Les 5 rives
Alliance étonnante entre la mer et la terre, la Méditerranée est trop étroite pour séparer, trop large pour confondre. Elle tisse, par les voyageurs qui la traversent ou la contournent, le berceau d’une civilisation de la parole et de l’écriture, de la rencontre et de la confrontation. Moins une mer que des rives, elle est « un monde en morceaux dont les éclats brillent comme autant de scintillements d’un flamboiement passé » (1).
Aux villes fondées sur ses rives, elle fait entendre son appel : « Allons sur l’autre rive ! », ce que firent Ulysse et Enée, mais aussi Jonas et Paul, sans omettre François, Ignace et tant d’autres. Du Nord au Sud, d’Est en Ouest, selon les vents et les courants du moment, les navires la sillonnent, transportant les richesses des uns et des autres, mêlant saveurs et langages.
À côté des marins, des commerçants et des diplomates, l’espace méditerranéen fut parcouru par des pèlerins et des savants, à la recherche de lieux saints partagés, curieux d’antiquités et de coutumes mémorables. Avec le temps, la Méditerranée acquit ce statut privilégié d’itinéraire d’apprentissage, comme s’il fallait chercher, dans l’ailleurs méditerranéen, les racines de sa propre civilisation.
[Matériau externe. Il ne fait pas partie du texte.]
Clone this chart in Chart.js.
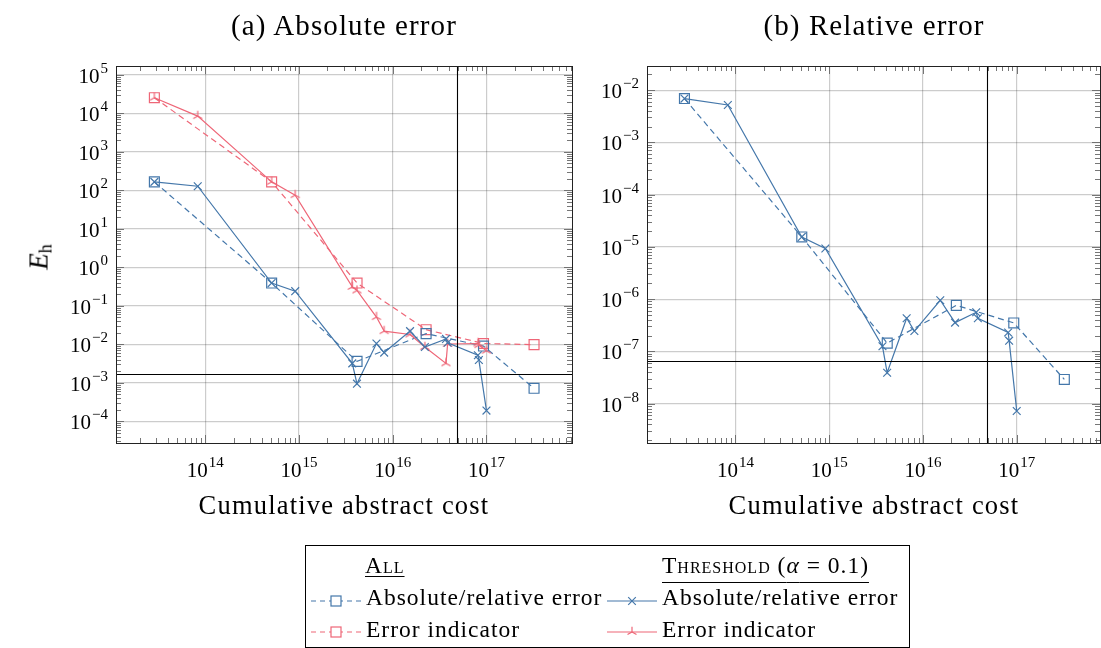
<!DOCTYPE html>
<html>
<head>
<meta charset="utf-8">
<script src="https://cdn.jsdelivr.net/npm/chart.js@4/dist/chart.umd.min.js"></script>
<style>
  body { margin: 0; background: #fff; }
  #page { position: relative; width: 1101px; height: 648px; overflow: hidden; font-family: "Liberation Serif", serif; color: #000; }
  canvas.panel { position: absolute; top: 0; }
  .title { position: absolute; top: 9px; width: 456px; text-align: center; font-size: 29px; letter-spacing: 1.1px; white-space: nowrap; }
  .xlabel { position: absolute; top: 490px; width: 456px; text-align: center; font-size: 26.5px; letter-spacing: 1.2px; white-space: nowrap; }
  #ylabel { position: absolute; left: 40px; top: 257px; transform: translate(-50%, -50%) rotate(-90deg); font-size: 27px; white-space: nowrap; }
  #ylabel sub { font-style: normal; font-size: 18px; vertical-align: -4px; }
  #legend { position: absolute; left: 305px; top: 545px; width: 603px; height: 101px; border: 1px solid #000; }
  #legend span { position: absolute; font-size: 23.5px; letter-spacing: 1px; line-height: 26px; white-space: nowrap; }
  #legend .head { font-variant: small-caps; text-decoration: underline; text-decoration-thickness: 1px; }
  #legend canvas { position: absolute; left: 0; top: 0; }
</style>
</head>
<body>
<div id="page">
  <canvas id="absChart" class="panel" width="590" height="540" style="left:0"></canvas>
  <canvas id="relChart" class="panel" width="541" height="540" style="left:560px"></canvas>

  <div class="title" style="left:116px">(a) Absolute error</div>
  <div class="title" style="left:646px">(b) Relative error</div>
  <div class="xlabel" style="left:116px">Cumulative abstract cost</div>
  <div class="xlabel" style="left:646px">Cumulative abstract cost</div>
  <div id="ylabel"><i>E</i><sub>h</sub></div>

  <div id="legend">
    <canvas id="legendMarks" width="603" height="101"></canvas>
    <span class="head" style="left:59px;top:6px;text-underline-offset:3px">All</span>
    <span class="head" style="left:356px;top:6px;text-underline-offset:9px">Threshold (<i style="font-variant:normal">α</i> = 0.1)</span>
    <span style="left:60px;top:38px">Absolute/relative error</span>
    <span style="left:356px;top:38px">Absolute/relative error</span>
    <span style="left:60px;top:70px">Error indicator</span>
    <span style="left:356px;top:70px">Error indicator</span>
  </div>
</div>

<script>
// runs that use every refinement step
const allCost      = [2.86e13, 5.1e14, 4.16e15, 2.27e16, 9.3e16, 3.22e17];
const allAbsErr    = [166, 0.39, 3.6e-3, 0.019, 9.0e-3, 7.2e-4];
const allIndicator = [2.55e4, 166, 0.39, 0.024, 0.0105, 0.0098];
const allRelErr    = [6.9e-3, 1.55e-5, 1.44e-7, 7.6e-7, 3.5e-7, 2.9e-8];

// thresholded runs (alpha = 0.1)
const thrCost      = [2.86e13, 8.3e13, 5.1e14, 9.1e14, 3.7e15, 4.15e15, 6.7e15, 8.1e15,
                      1.53e16, 2.2e16, 3.7e16, 3.85e16, 8.1e16, 8.3e16, 1.0e17];
const thrAbsErr    = [166, 128, 0.39, 0.24, 3.2e-3, 9.5e-4, 0.0105, 6.1e-3,
                      0.022, 8.5e-3, 0.0138, 0.011, 5.2e-3, 3.9e-3, 1.9e-4];
const thrIndicator = [2.55e4, 8.5e3, 166, 75, 0.31, 0.25, 0.051, 0.022,
                      0.018, 8.5e-3, 3.2e-3, 0.0102, 0.0105, 0.0095, 0.0068];
const thrRelErr    = [6.9e-3, 5.2e-3, 1.55e-5, 9.3e-6, 1.25e-7, 3.9e-8, 4.3e-7, 2.45e-7,
                      9.5e-7, 3.55e-7, 5.6e-7, 4.3e-7, 2.3e-7, 1.6e-7, 7.2e-9];

// tolerance and budget reference lines
const absTolerance = 1.65e-3;
const relTolerance = 6.4e-8;
const costBudget   = 4.8e16;

const BLUE = '#4477AA';
const RED  = '#EE6677';
const FONT = '"Liberation Serif", serif';

const pairs = (xs, ys) => xs.map((x, i) => ({ x, y: ys[i] }));

// three-spoke marker used for the thresholded error indicator
function triMarker(color) {
  const c = document.createElement('canvas');
  c.width = 12; c.height = 12;
  const g = c.getContext('2d');
  g.strokeStyle = color; g.lineWidth = 1.2;
  g.beginPath();
  g.moveTo(6, 6); g.lineTo(6, 0.8);
  g.moveTo(6, 6); g.lineTo(1.5, 8.6);
  g.moveTo(6, 6); g.lineTo(10.5, 8.6);
  g.stroke();
  return c;
}
const triRed = triMarker(RED);

function allSeries(label, data, color) {
  return {
    label, data, borderColor: color, borderWidth: 1.2, borderDash: [6, 4],
    pointStyle: 'rect', pointRadius: 7, pointBorderWidth: 1.2,
    pointBackgroundColor: 'rgba(0,0,0,0)', pointBorderColor: color, fill: false
  };
}
function thrSeries(label, data, color, style) {
  return {
    label, data, borderColor: color, borderWidth: 1.2,
    pointStyle: style, pointRadius: style === 'crossRot' ? 5.5 : 6, pointBorderWidth: 1.2,
    pointBackgroundColor: color, pointBorderColor: color, fill: false
  };
}

function decades(min, max) {
  const out = [];
  for (let e = Math.ceil(Math.log10(min) - 1e-9); Math.pow(10, e) <= max * (1 + 1e-9); e++) out.push(e);
  return out;
}

function drawPow(ctx, exp, x, baseY, align) {
  const e = exp < 0 ? '\u2212' + (-exp) : String(exp);
  ctx.font = '21px ' + FONT;
  const wb = ctx.measureText('10').width;
  ctx.font = '15px ' + FONT;
  const we = ctx.measureText(e).width;
  const total = wb + 1 + we;
  const left = align === 'center' ? x - total / 2 : x - total;
  ctx.textAlign = 'left';
  ctx.textBaseline = 'alphabetic';
  ctx.font = '21px ' + FONT;
  ctx.fillText('10', left, baseY);
  ctx.font = '15px ' + FONT;
  ctx.fillText(e, left + wb + 1, baseY - 10);
}

// frame, inward minor ticks, reference lines and power-of-ten labels
const frameTicks = {
  id: 'frameTicks',
  afterDatasetsDraw(chart, args, opts) {
    const { ctx, chartArea: a, scales: { x, y } } = chart;
    ctx.save();
    const seg = (x1, y1, x2, y2) => { ctx.beginPath(); ctx.moveTo(x1, y1); ctx.lineTo(x2, y2); ctx.stroke(); };

    ctx.strokeStyle = '#666';
    ctx.lineWidth = 0.9;
    for (const e of decades(x.min / 10, x.max * 10)) {
      for (let k = 1; k <= 9; k++) {
        const v = k * Math.pow(10, e);
        if (v < x.min || v > x.max) continue;
        const px = Math.round(x.getPixelForValue(v)) + 0.5;
        const len = k === 1 ? 8 : 5;
        seg(px, a.top, px, a.top + len);
        seg(px, a.bottom, px, a.bottom - len);
      }
    }
    for (const e of decades(y.min / 10, y.max * 10)) {
      for (let k = 1; k <= 9; k++) {
        const v = k * Math.pow(10, e);
        if (v < y.min || v > y.max) continue;
        const py = Math.round(y.getPixelForValue(v)) + 0.5;
        const len = k === 1 ? 8 : 5;
        seg(a.left, py, a.left + len, py);
        seg(a.right, py, a.right - len, py);
      }
    }

    ctx.strokeStyle = '#000';
    ctx.lineWidth = 1.1;
    const hy = Math.round(y.getPixelForValue(opts.hLine)) + 0.5;
    const vx = Math.round(x.getPixelForValue(opts.vLine)) + 0.5;
    seg(a.left, hy, a.right, hy);
    seg(vx, a.top, vx, a.bottom);

    ctx.strokeStyle = '#222';
    ctx.lineWidth = 1;
    ctx.strokeRect(Math.round(a.left) + 0.5, Math.round(a.top) + 0.5,
                   Math.round(a.right - a.left), Math.round(a.bottom - a.top));

    ctx.fillStyle = '#000';
    for (const e of decades(x.min, x.max)) {
      drawPow(ctx, e, x.getPixelForValue(Math.pow(10, e)), a.bottom + 34, 'center');
    }
    for (const e of decades(y.min, y.max)) {
      drawPow(ctx, e, a.left - 8, y.getPixelForValue(Math.pow(10, e)) + 8, 'right');
    }
    ctx.restore();
  }
};

function logAxis(min, max) {
  return {
    type: 'logarithmic', min, max,
    afterBuildTicks(scale) {
      scale.ticks = decades(scale.min, scale.max).map(e => ({ value: Math.pow(10, e) }));
    },
    ticks: { display: false },
    grid: { drawTicks: false, color: 'rgba(0,0,0,0.2)', lineWidth: 1.2 },
    border: { display: false }
  };
}

function makeChart(id, datasets, xRange, yRange, padding, refs) {
  return new Chart(document.getElementById(id), {
    type: 'line',
    data: { datasets },
    options: {
      responsive: false,
      animation: false,
      layout: { padding, autoPadding: false },
      scales: { x: logAxis(xRange[0], xRange[1]), y: logAxis(yRange[0], yRange[1]) },
      plugins: { legend: { display: false }, tooltip: { enabled: false }, frameTicks: refs }
    },
    plugins: [frameTicks]
  });
}

makeChart('absChart', [
  thrSeries('Threshold: absolute error', pairs(thrCost, thrAbsErr), BLUE, 'crossRot'),
  thrSeries('Threshold: error indicator', pairs(thrCost, thrIndicator), RED, triRed),
  allSeries('All: absolute error', pairs(allCost, allAbsErr), BLUE),
  allSeries('All: error indicator', pairs(allCost, allIndicator), RED)
], [1.114e13, 8.18e17], [2.73e-5, 1.7e5],
   { left: 116, top: 66, right: 18, bottom: 97 },
   { hLine: absTolerance, vLine: costBudget });

makeChart('relChart', [
  thrSeries('Threshold: relative error', pairs(thrCost, thrRelErr), BLUE, 'crossRot'),
  allSeries('All: relative error', pairs(allCost, allRelErr), BLUE)
], [1.14e13, 7.73e17], [1.76e-9, 2.9e-2],
   { left: 87, top: 66, right: 1, bottom: 97 },
   { hLine: relTolerance, vLine: costBudget });

// legend line samples
(function () {
  const g = document.getElementById('legendMarks').getContext('2d');
  function sample(x0, x1, yc, color, dashed, marker) {
    g.save();
    g.strokeStyle = color; g.lineWidth = 1.2;
    g.setLineDash(dashed ? [5, 4] : []);
    g.beginPath(); g.moveTo(x0, yc); g.lineTo(x1, yc); g.stroke();
    g.setLineDash([]);
    const xc = (x0 + x1) / 2;
    if (marker === 'rect') {
      g.fillStyle = '#fff';
      g.fillRect(xc - 5, yc - 5, 10, 10);
      g.strokeRect(xc - 5, yc - 5, 10, 10);
    } else if (marker === 'cross') {
      g.beginPath();
      g.moveTo(xc - 3.8, yc - 3.8); g.lineTo(xc + 3.8, yc + 3.8);
      g.moveTo(xc - 3.8, yc + 3.8); g.lineTo(xc + 3.8, yc - 3.8);
      g.stroke();
    } else {
      g.drawImage(triRed, xc - 6, yc - 6);
    }
    g.restore();
  }
  sample(5, 55, 55, BLUE, true, 'rect');
  sample(5, 55, 86, RED, true, 'rect');
  sample(301, 351, 55, BLUE, false, 'cross');
  sample(301, 351, 86, RED, false, 'tri');
})();
</script>
</body>
</html>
« Le mare nostrum de jadis n’est plus dans le monde actuel le centre des décisions mais, de par sa parole très tôt comprise en des œuvres qui se sont révélées durables, elle est un de ces grands signifiants qui permettent la vraie pensée, celle qui ne renonce pas à se défaire des mythes.» (2)
(1) E. Errera, « Les poètes de la Méditerranée. Anthologie », Gallimard, 2013, p. 21.
(2) Y. Bonnefoy, « Les poètes de la Méditerranée. Anthologie », Gallimard, 2013, p. 15.